COLUMBUS, Ga. (WRBL)-- One Columbus native is working to preserve more than 100 firsthand accounts of slavery and the Civil Rights Movement one interview at a time.

"When my grandmother was young, just about your age, maybe seven years old. She liked to sit on a big oak tree and read the picture since she didn't know how to read. One day, a white man who was the old trader saw her read and he became angry, snatched a book from her, dragged her from beneath a tree and began beating her. He made a small brush fire and grabbed her by the arms and forced her hand it to the fire. Rosanna was never the same after that. She lost the feeling of both hands, which turned the same color as burnt coal."

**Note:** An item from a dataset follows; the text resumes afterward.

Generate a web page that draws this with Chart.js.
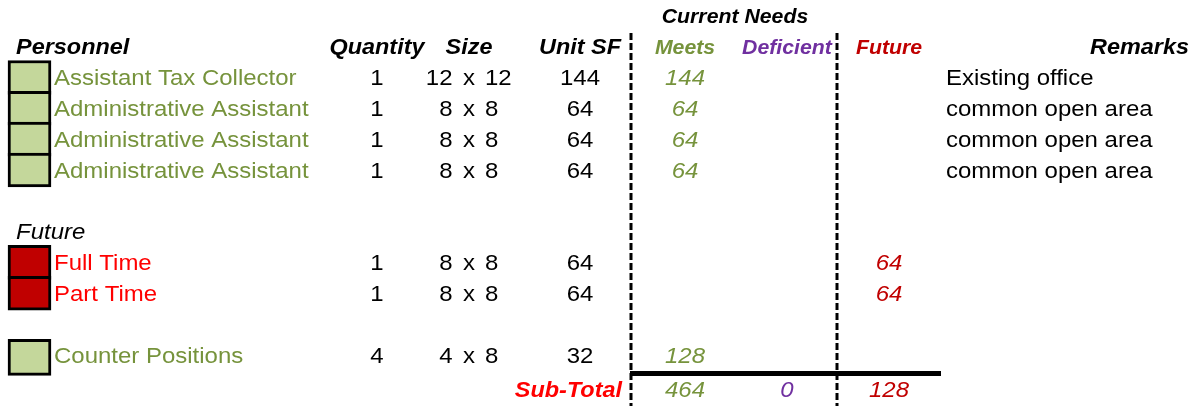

An excerpt from 'Shackled Again,' read and written by Tony Watkins

This is the story that changed the trajectory for Tony Watkins, now documentarian. Watkins says hearing the story of his great grandmother’s grandmother, Rosanna, and finding her slave shackles led him to start his documentary Shackled Again.

His goal: to preserve history, educate and enlighten others.

“My great grandmother's generation was children that [were] never to be heard, or they didn't have conversation about the yester years or the past in front of us," Watkins told WRBL. "So, after she told that story and I'm like, 'Wow, can you imagine the cemetery is full of stories? Can you imagine? People died with things they need to tell, but they didn't tell us.’”

Watkins has recorded more than 100 firsthand accounts of slavery and the Civil Rights Movement in the Chattahoochee Valley. He has published 24 of these accounts across two volumes of Shackled Again. He asks potential readers to do the following.

“Take into consideration what someone had to go through just for you to be here today. The education part of it," Watkins advised. "We need to know our history. This is our voices. This is our people. This is our legacy.”

For those who aren’t readers; Watkins shares the following advice.

"I know we have a lot of things for not only for Black History Month that goes on and that February is where we acknowledge and reflect on black achievement. We need to do this 365, that's all year long," Watkins said. "And if you're if you're not a reader and I understand and I get that a lot of us, not readers, if you want to sit and watch some movies, go to some venues, please do that. But learn history. This is Black history, you know. We definitely belong in history."

Watkins’ second volume featuring women’s stories through the Civil Rights Movement was published two weeks ago.